Politik/Ausland

Europäische Union: Selbstzensur nach Druck Pekings?

Die EU-Kampagne „EU vs. Disinfo“ hat sich zur Aufgabe gemacht, Desinformation im Internet aufzuspüren und zu entlarven – vor allem aus russischen Kanälen, aber auch aus anderen Ländern wie China. Auf der Homepage www.euvsdisinfo.eu werden entsprechende Artikel und Social-Media-Posts genannt und immer wieder Analysen und Berichte verfasst.

Ein entsprechender Bericht zu den Meldungen zwischen 2. und 22. April wurde am Freitag veröffentlicht. Und offenbar dürfte sich eine Regierung massiv eingebracht haben, um diesen Bericht abzuschwächen.

Entschärft

Laut Informationen der New York Times soll Peking in Brüssel Druck ausgeübt haben, um den Bericht hinsichtlich der Fake News aus China zu entschärfen. Und tatsächlich liest sich die Einleitung des Papiers genau so: "Trotz ihrer möglichen schwerwiegenden Auswirkung auf die öffentliche Gesundheit, haben öffentliche und staatlich unterstützte Quellen von verschiedenen Regierungen, inklusive Russland  und – in geringerem Ausmaß – China, wiederholt Verschwörungsnarrative und Desinformation an die Öffentlichkeit in der EU und ihrer Nachbarschaft gerichtet.“

Bereits dieser Satz klingt nach Abschwächung. Doch laut New York Times Informationen soll noch viel mehr ausgelassen worden sein. Etwa die Kampagne Pekings gegen die USA, um davon abzulenken, dass China als Ursprungsland des Virus genannt wird, sowie Kritik an Frankreich für die späte Reaktion und an Russland für dessen Desinformationspolitik.
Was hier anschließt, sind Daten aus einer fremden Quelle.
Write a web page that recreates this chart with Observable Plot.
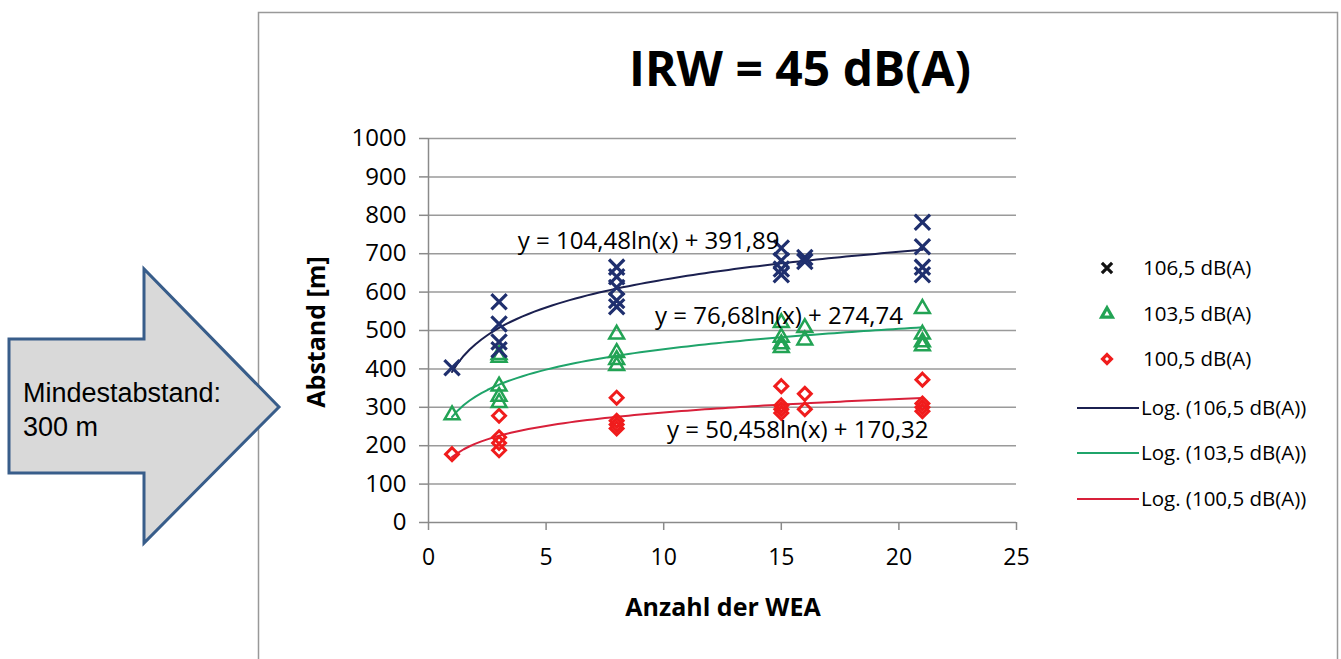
<!DOCTYPE html>
<html><head><meta charset="utf-8">
<script src="https://cdn.jsdelivr.net/npm/d3@7"></script>
<script src="https://cdn.jsdelivr.net/npm/@observablehq/plot@0.6"></script>
<style>
body{margin:0;background:#fff;}
svg{display:block;}
</style></head>
<body><div id="chart"></div>
<script>
// Data
const series = ["106,5 dB(A)", "103,5 dB(A)", "100,5 dB(A)"];
const wea106 = [1,3,3,3,3,8,8,8,8,8,15,15,15,15,16,16,21,21,21,21];
const abs106 = [403,575,517,470,450,665,640,612,578,562,715,682,660,645,690,680,782,718,665,645];
const wea103 = [1,3,3,3,3,3,8,8,8,8,15,15,15,15,16,16,21,21,21,21];
const abs103 = [280,437,430,355,328,312,490,442,424,408,520,482,465,455,507,475,557,490,470,460];
const wea100 = [1,3,3,3,3,8,8,8,8,15,15,15,15,16,16,21,21,21,21];
const abs100 = [178,278,222,207,188,325,265,255,245,355,305,295,285,335,295,372,310,300,290];
// Logarithmic trend coefficients shown in the chart: y = a*ln(x) + b
const trendA = [104.48, 76.68, 50.458];
const trendB = [391.89, 274.74, 170.32];
const trendLabels = ["y = 104,48ln(x) + 391,89", "y = 76,68ln(x) + 274,74", "y = 50,458ln(x) + 170,32"];
const yTicks = [0,100,200,300,400,500,600,700,800,900,1000];
const xTicks = [0,5,10,15,20,25];

const markerColors = ["#1f2f6e", "#22a354", "#f01c1c"];
const lineColors = ["#1b2050", "#1fa46a", "#d8203a"];

const toRows = (xs, ys) => xs.map((x, i) => ({x, y: ys[i]}));
const pts = [toRows(wea106, abs106), toRows(wea103, abs103), toRows(wea100, abs100)];
const trendX = d3.range(1, 21.01, 0.25);
const trends = trendA.map((a, k) => trendX.map(x => ({x, y: a * Math.log(x) + trendB[k]})));

const font = "'Open Sans', sans-serif";
const W = 1341, H = 659;

const plot = Plot.plot({
  width: W, height: H,
  marginLeft: 428, marginRight: 325, marginTop: 138, marginBottom: 137,
  style: {fontFamily: font, fontSize: "22px", color: "#000", background: "transparent"},
  x: {domain: [0, 25]},
  y: {domain: [0, 1000]},
  marks: [
    Plot.ruleY(yTicks.slice(1), {stroke: "#9a9a9a", strokeWidth: 1.5}),
    Plot.axisY({ticks: yTicks, tickFormat: d3.format("d"), tickSize: 9, tickPadding: 13, stroke: "#8a8a8a", strokeWidth: 1.5, label: null, fontSize: 24}),
    Plot.axisX({ticks: xTicks, tickFormat: d3.format("d"), tickSize: 8, tickPadding: 18, stroke: "#8a8a8a", strokeWidth: 1.5, label: null, fontSize: 23}),
    Plot.ruleX([0], {stroke: "#8a8a8a", strokeWidth: 1.5}),
    Plot.ruleY([0], {stroke: "#8a8a8a", strokeWidth: 1.5}),
    Plot.line(trends[0], {x: "x", y: "y", stroke: lineColors[0], strokeWidth: 2}),
    Plot.line(trends[1], {x: "x", y: "y", stroke: lineColors[1], strokeWidth: 2}),
    Plot.line(trends[2], {x: "x", y: "y", stroke: lineColors[2], strokeWidth: 2}),
    Plot.dot(pts[2], {x: "x", y: "y", symbol: "diamond2", r: 5.8, stroke: markerColors[2], strokeWidth: 3, fill: "none"}),
    Plot.dot(pts[1], {x: "x", y: "y", symbol: "triangle", r: 5.5, stroke: markerColors[1], strokeWidth: 2.5, fill: "none"}),
    Plot.dot(pts[0], {x: "x", y: "y", symbol: "times", r: 7, stroke: markerColors[0], strokeWidth: 3.2}),
    Plot.text([trendLabels[0]], {x: 9.36, y: 732, text: d => d, fontSize: 24, fill: "#000"}),
    Plot.text([trendLabels[1]], {x: 14.9, y: 536, text: d => d, fontSize: 24, fill: "#000"}),
    Plot.text([trendLabels[2]], {x: 15.7, y: 240, text: d => d, fontSize: 24, fill: "#000"})
  ]
});

const svg = d3.select(plot);
// chart frame (drawn behind)
svg.insert("rect", ":first-child").attr("x", 258.5).attr("y", 12.5).attr("width", 1079).attr("height", 660)
  .attr("fill", "#fff").attr("stroke", "#999").attr("stroke-width", 1.5);

// titles
svg.append("text").attr("x", 800).attr("y", 86).attr("text-anchor", "middle")
  .attr("font-family", font).attr("font-weight", "bold").attr("font-size", 48).text("IRW = 45 dB(A)");
svg.append("text").attr("x", 723).attr("y", 616).attr("text-anchor", "middle")
  .attr("font-family", font).attr("font-weight", "bold").attr("font-size", 25).text("Anzahl der WEA");
svg.append("text").attr("transform", "translate(325,332) rotate(-90)").attr("text-anchor", "middle")
  .attr("font-family", font).attr("font-weight", "bold").attr("font-size", 25).text("Abstand [m]");

// legend
const lg = svg.append("g").attr("font-family", font).attr("font-size", 20.5).attr("text-anchor", "start");
const symbols = [d3.symbolTimes, d3.symbolTriangle, d3.symbolDiamond2];
const legY = [268, 314, 359];
series.forEach((s, i) => {
  lg.append("path").attr("transform", `translate(1107,${legY[i]})`)
    .attr("d", d3.symbol(symbols[i], i === 0 ? 70 : 50)())
    .attr("fill", "none").attr("stroke", i === 0 ? "#111" : markerColors[i]).attr("stroke-width", 3.2);
  lg.append("text").attr("x", 1143).attr("y", legY[i]).attr("dy", "0.35em").attr("text-anchor", "start").text(s);
});
const lineY = [408, 453, 499];
series.forEach((s, i) => {
  lg.append("line").attr("x1", 1077).attr("x2", 1139).attr("y1", lineY[i]).attr("y2", lineY[i])
    .attr("stroke", lineColors[i]).attr("stroke-width", 2);
  lg.append("text").attr("x", 1141).attr("y", lineY[i]).attr("dy", "0.35em").attr("text-anchor", "start").text("Log. (" + s + ")");
});

// arrow callout
const ag = svg.append("g").attr("text-anchor", "start");
ag.append("path").attr("d", "M9,339 L144,339 L144,269 L279,407 L144,543 L144,473 L9,473 Z")
  .attr("fill", "#d9d9d9").attr("stroke", "#385d8a").attr("stroke-width", 3).attr("stroke-linejoin", "miter");
ag.append("text").attr("x", 23).attr("y", 402).attr("text-anchor", "start").attr("font-family", "'Liberation Sans', Arial, sans-serif")
  .attr("font-size", 27).text("Mindestabstand:");
ag.append("text").attr("x", 23).attr("y", 436).attr("text-anchor", "start").attr("font-family", "'Liberation Sans', Arial, sans-serif")
  .attr("font-size", 27).text("300 m");

document.getElementById("chart").appendChild(plot);
</script>
</body></html>
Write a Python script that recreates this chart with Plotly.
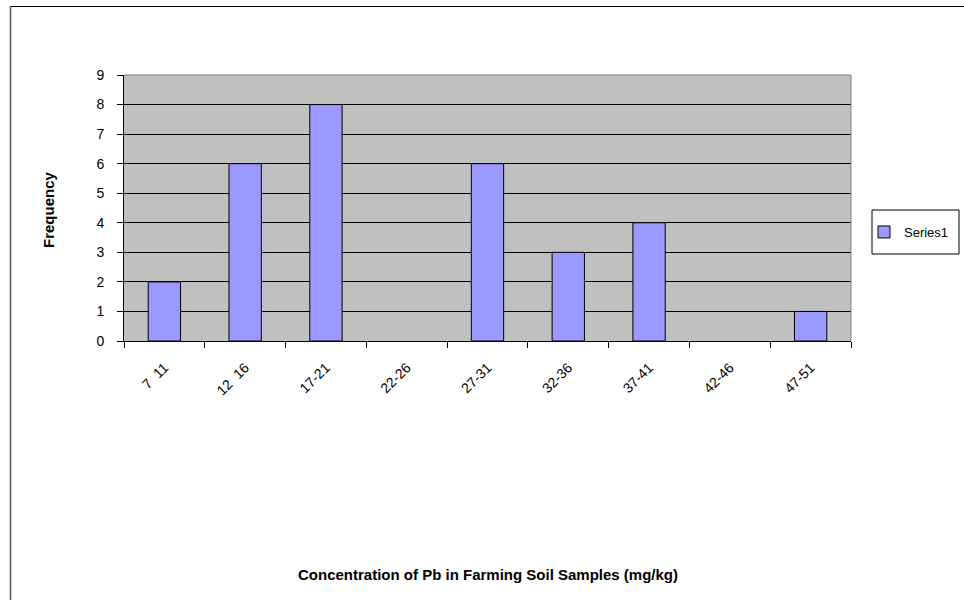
import plotly.graph_objects as go

# Frequency table of Pb concentration bins
bins = ["7\u00a0\u00a011", "12\u00a0\u00a016", "17-21", "22-26", "27-31", "32-36", "37-41", "42-46", "47-51"]
frequency = [2, 6, 8, 0, 6, 3, 4, 0, 1]
series_name = "Series1"
y_ticks = list(range(0, 10))

W, H = 964, 600
L, R, T, B = 124, 113, 75, 259
pw, ph = W - L - R, H - T - B


def px_x(x):
    return (x - L) / pw


def px_y(y):
    return (H - B - y) / ph


FAMILY = "Liberation Sans, Arial, sans-serif"
font = dict(family=FAMILY, size=14, color="black")

# empty bins get no outline so nothing is drawn on the baseline
outline_widths = [1 if v > 0 else 0 for v in frequency]

fig = go.Figure()
fig.add_trace(go.Bar(
    x=bins, y=frequency, name=series_name,
    marker=dict(color="#9999FF", line=dict(color="black", width=outline_widths)),
    showlegend=True,
))

fig.update_layout(
    width=W, height=H,
    margin=dict(l=L, r=R, t=T, b=B, pad=0, autoexpand=False),
    paper_bgcolor="white",
    plot_bgcolor="#C0C0C0",
    font=font,
    bargap=0.6,
    showlegend=True,
    legend=dict(
        x=px_x(864), y=px_y(232), xanchor="left", yanchor="middle",
        bgcolor="rgba(0,0,0,0)", borderwidth=0,
        font=dict(family=FAMILY, size=13, color="black"),
        itemwidth=30,
    ),
    xaxis=dict(
        type="category",
        tickson="boundaries",
        ticks="outside", ticklen=6, tickcolor="black",
        tickangle=-45,
        ticklabelstandoff=12,
        showline=True, linecolor="black", linewidth=1,
        showgrid=False, zeroline=False,
        tickfont=font,
    ),
    yaxis=dict(
        range=[0, 9],
        tickvals=y_ticks,
        ticks="outside", ticklen=6, tickcolor="black",
        ticklabelstandoff=10,
        showline=True, linecolor="black", linewidth=1,
        showgrid=True, gridcolor="black", gridwidth=1,
        zeroline=False,
        tickfont=font,
    ),
)

# Plot-area frame (top / right edges in grey)
fig.add_shape(type="line", xref="paper", yref="paper", x0=0, x1=1, y0=1, y1=1,
              line=dict(color="#808080", width=1), layer="above")
fig.add_shape(type="line", xref="paper", yref="paper", x0=1, x1=1, y0=0, y1=1,
              line=dict(color="#808080", width=1), layer="above")

# Legend frame
fig.add_shape(type="rect", xref="paper", yref="paper",
              x0=px_x(872), x1=px_x(959), y0=px_y(254), y1=px_y(210),
              line=dict(color="black", width=1), fillcolor="rgba(0,0,0,0)", layer="above")

# Chart-area border (top and left edges)
fig.add_shape(type="line", xref="paper", yref="paper",
              x0=px_x(10.5), x1=px_x(970), y0=px_y(6.5), y1=px_y(6.5),
              line=dict(color="black", width=1), layer="above")
fig.add_shape(type="line", xref="paper", yref="paper",
              x0=px_x(10.5), x1=px_x(10.5), y0=px_y(6.5), y1=px_y(610),
              line=dict(color="#555555", width=1.5), layer="above")

# Axis titles
bold = dict(family=FAMILY, size=15, color="black")
fig.add_annotation(text="<b>Concentration of Pb in Farming Soil Samples (mg/kg)</b>",
                   xref="paper", yref="paper", x=0.5, y=px_y(574),
                   xanchor="center", yanchor="middle", showarrow=False, font=bold)
fig.add_annotation(text="<b>Frequency</b>", textangle=-90,
                   xref="paper", yref="paper", x=px_x(48), y=px_y(210),
                   xanchor="center", yanchor="middle", showarrow=False, font=bold)

fig.write_html("out.html")
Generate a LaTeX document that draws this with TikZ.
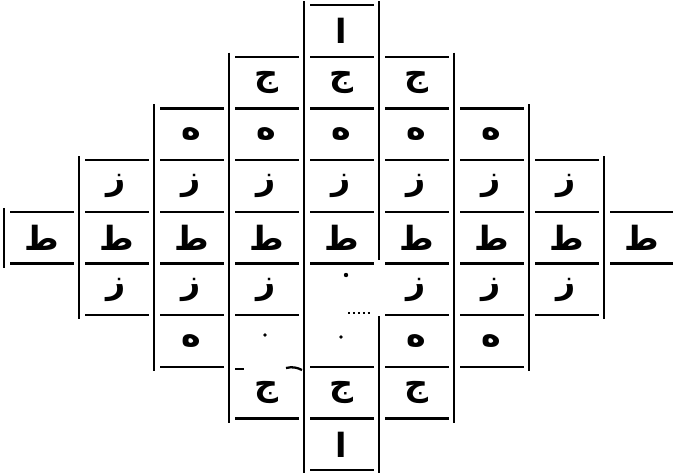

Doch keine "weltweite Kampagne"?

Der Bericht soll außerdem eine Passage enthalten haben, in dem China eine "weltweite Desinformationskampagne“ attestiert wird, "um sein internationales Image zu verbessern“. Das zitiert zumindest die US-Zeitung, die das Originaldokument erhalten haben will. Davon ist in dem nun veröffentlichten Bericht allerdings nichts mehr zu lesen.

Der New York Times-Reporter Matt Apuzzo berichtet, wie EU-Beamte kurz vor der Veröffentlichung das Papier zunächst verzögert und dann umgeschrieben haben, um China – einen mächtigen Handelspartner – etwas aus dem Fokus zu nehmen: In einem eMail am Dienstag schrieb demnach ein namentlich genannter EU-Diplomat, „die Chinesen drohen schon mit Reaktionen, wenn der Bericht rauskommt“. Der Teil mit der "globalen Desinformation“ Chinas wurde, ebenso wie die Frankreich-Passage, gelöscht, die Formulierungen abgeschwächt.

"Enttäuscht"

Der Mailverkehr sei „aus dem Zusammenhang gerissen“, heißt es bei der zuständigen EU-Stelle EEAS (Auswärtiger Dienst) auf KURIER-Anfrage. Außerdem hätten genannte Diplomaten nicht ihre Einwilligung gegeben. 

Man habe der Chefredaktion einen ensprechenden Brief geschrieben, um die Enttäuschung zum Ausdruck zu bringen. Die Vorwürfe seien „unbegründed, inakkurat und enthalten falsche Schlüsse über den EEAS-Bericht. „Das spielt in die Hände derer, die unsere Arbeit untergraben wollen“, so die EEAS-Sprecherin.